Autrement dit, « l’œuvre coloniale » n’avait pas pour vocation l’émancipation des populations africaines par la scolarisation. L’offre scolaire n’était réservée qu’à un petit groupe ciblé par le colonisateur et était fortement orientée vers l’assimilation de la langue et de la culture française dans le but d’assurer la pérennité, le rendement et l’efficacité de l’entreprise coloniale (Compaoré, 1995). À ce propos, Albert Memmi nota que :
La très grande majorité des enfants colonisés sont dans la rue. Et celui qui a la chance insigne d’être accueilli dans une école n’en sera pas nationalement sauvé : la mémoire qu’on lui constitue n’est sûrement pas celle de son peuple. L’histoire qu’on lui apprend n’est pas la sienne. Il sait qui fut Colbert ou Cromwell, mais non qui fut Khaznadar; qui fut Jeanne d’Arc, mais non la Kahena. Tout semble s’être passé ailleurs que chez lui; son pays et lui-même sont en l’air, ou n’existent que par référence aux Gaulois, aux Francs, à la Marne; par référence à ce qu’il n’est pas, au christianisme, alors qu’il n’est pas chrétien, à l’Occident qui s’arrête devant son nez, sur une ligne d’autant plus infranchissable qu’elle est imaginaire. Les livres l’entretiennent d’un univers qui ne rappelle en rien le sien; le petit garçon y s’appelle Toto et la petite fille Marie; et les soirs d’hiver, Marie et Toto, rentrant chez eux par des chemins couverts de neige, s’arrêtent devant le marchand de marrons… (Memmi, 1950, p. 133-134).
Ainsi, avant d’avoir manigancé leur « mission de civilisation » en Afrique, les colons avaient déjà élaboré un discours non moins « sophistiqué » sur l’esclavage et la traite dans les Amériques.

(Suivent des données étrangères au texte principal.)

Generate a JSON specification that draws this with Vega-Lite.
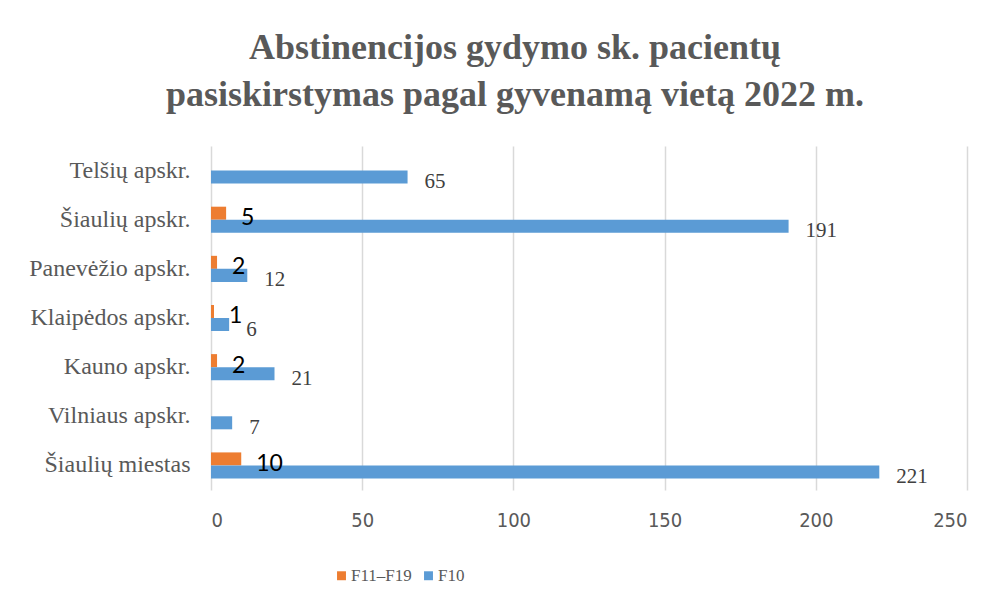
{
  "$schema": "https://vega.github.io/schema/vega-lite/v6.json",
  "width": 756,
  "height": 344,
  "autosize": {"type": "pad"},
  "padding": {"left": 11, "top": 30, "right": 20, "bottom": 5},
  "background": "white",
  "title": {
    "text": ["Abstinencijos gydymo sk. pacientų", "pasiskirstymas  pagal gyvenamą vietą 2022 m."],
    "font": "Liberation Serif",
    "fontSize": 36,
    "fontWeight": "bold",
    "color": "#595959",
    "lineHeight": 47,
    "anchor": "middle",
    "frame": "group",
    "dx": -74,
    "offset": 32
  },
  "data": {
    "values": [
      {"region": "Telšių apskr.", "series": "F10", "value": 65},
      {"region": "Šiaulių apskr.", "series": "F11–F19", "value": 5},
      {"region": "Šiaulių apskr.", "series": "F10", "value": 191},
      {"region": "Panevėžio apskr.", "series": "F11–F19", "value": 2},
      {"region": "Panevėžio apskr.", "series": "F10", "value": 12},
      {"region": "Klaipėdos apskr.", "series": "F11–F19", "value": 1},
      {"region": "Klaipėdos apskr.", "series": "F10", "value": 6},
      {"region": "Kauno apskr.", "series": "F11–F19", "value": 2},
      {"region": "Kauno apskr.", "series": "F10", "value": 21},
      {"region": "Vilniaus apskr.", "series": "F10", "value": 7},
      {"region": "Šiaulių miestas", "series": "F11–F19", "value": 10},
      {"region": "Šiaulių miestas", "series": "F10", "value": 221}
    ]
  },
  "encoding": {
    "y": {
      "field": "region",
      "type": "nominal",
      "sort": ["Telšių apskr.", "Šiaulių apskr.", "Panevėžio apskr.", "Klaipėdos apskr.", "Kauno apskr.", "Vilniaus apskr.", "Šiaulių miestas"],
      "scale": {"paddingInner": 0.47, "paddingOuter": 0.235},
      "axis": {
        "title": null,
        "domain": false,
        "ticks": false,
        "labelFont": "Liberation Serif",
        "labelFontSize": 24,
        "labelColor": "#595959",
        "labelPadding": 21,
        "minExtent": 200,
        "maxExtent": 200
      }
    },
    "yOffset": {
      "field": "series",
      "type": "nominal",
      "scale": {"domain": ["F11–F19", "F10"], "paddingInner": 0, "paddingOuter": 0}
    },
    "x": {
      "field": "value",
      "type": "quantitative",
      "scale": {"domain": [0, 250], "nice": false},
      "axis": {
        "title": null,
        "values": [0, 50, 100, 150, 200, 250],
        "grid": true,
        "gridColor": "#d9d9d9",
        "gridWidth": 1.5,
        "domain": false,
        "ticks": false,
        "labelFont": "DejaVu Sans Condensed, Liberation Sans Narrow, DejaVu Sans",
        "labelFontSize": 20,
        "labelFontWeight": 300,
        "labelColor": "#595959",
        "labelPadding": 20
      }
    }
  },
  "layer": [
    {
      "mark": {"type": "bar"},
      "encoding": {
        "color": {
          "field": "series",
          "type": "nominal",
          "scale": {"domain": ["F11–F19", "F10"], "range": ["#ED7D31", "#5B9BD5"]},
          "legend": {
            "title": null,
            "orient": "none",
            "direction": "horizontal",
            "legendX": 122,
            "legendY": 421,
            "symbolType": "square",
            "symbolSize": 80,
            "symbolStrokeWidth": 0,
            "labelFont": "Liberation Serif",
            "labelFontSize": 17,
            "labelColor": "#595959",
            "labelOffset": 1,
            "columnPadding": 8
          }
        }
      }
    },
    {
      "transform": [{"filter": "datum.series === 'F11–F19'"}],
      "mark": {"type": "text", "align": "left", "baseline": "middle", "dx": 15, "dy": 5, "font": "Lato", "fontSize": 23, "color": "#000000"},
      "encoding": {"text": {"field": "value", "type": "quantitative"}}
    },
    {
      "transform": [{"filter": "datum.series === 'F10'"}],
      "mark": {"type": "text", "align": "left", "baseline": "middle", "dx": 17, "dy": 5, "font": "Liberation Serif", "fontSize": 21, "color": "#404040"},
      "encoding": {"text": {"field": "value", "type": "quantitative"}}
    }
  ],
  "config": {"view": {"stroke": null}}
}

Un discours qui permettait aux colons « de se dédouaner de toute culpabilité ». L’esclavage était justifié par la logique selon laquelle ceci aurait permis aux Africains déportés de connaître « les lumières de l’Évangile », puisque « ces misérables esclaves trouvent ordinairement leur salut dans la perte de leur liberté et […] la raison de l’instruction chrétienne qu’on leur donne… »[9].
Devant un tel clivage, pouvait-on espérer un quelconque projet éducatif? Évidemment, cette question n’était guère la préoccupation des colons de Saint-Domingue. L’éducation pour les esclaves se résumait au fait d’inculquer certaines bribes d’instruction religieuse, tandis que les rares écoles fonctionnaient uniquement pour quelques colons et affranchis (Hurbon, 2006, p. 1) dont l’univers de référence était la France. L’historien haïtien Jean Fouchard (1953) rapporte dans son livre Les marrons du syllabaire, que le roi de France (Louis XV) faisait interdire la construction d’écoles sans l’autorisation des curés représentant la France et chargés de l’instruction de l’élite. De son côté, le Burkinabè Maxime Compaoré (1995) note, dans le cadre de la colonisation « civilisatrice », que « l’enseignement [était] dispensé selon une politique de restriction limitant le niveau d’enseignement ainsi que le nombre d’écoles à ouvrir. De ce fait, un nombre très réduit de privilégiés pouvaient prétendre bénéficier de la formation scolaire », même si le projet de scolarisation était au cœur même de la mission des colons. En conséquence, cette culture de la restriction de l’offre éducative, de la sélection sur des critères sociaux : ethnie, rang social, zone géographique, statut des référents, capacité intellectuelle; cette culture de l’élitisme, qui crée toutes les formes d’inégalités sociales, semble s’enraciner dans les sociétés post-esclavagistes. Dans le cas d’Haïti, le système élitiste allait être renforcé à partir de 1860 avec la signature du Concordat et l’arrivée des congrégations religieuses chargées de l’éducation. En effet, même si ces passés peuvent paraître relativement lointains (encore plus dans le contexte haïtien), ils n’en continuent pas moins de conditionner la perception de l’éducation dans ces pays. Après tout, par quoi se transmet l’héritage, sinon par « l’éducation, la langue, les traditions et les acquisitions, les habitudes et les conquêtes, les faits et gestes des générations précédentes… » (Memmi, 1957, p. 133).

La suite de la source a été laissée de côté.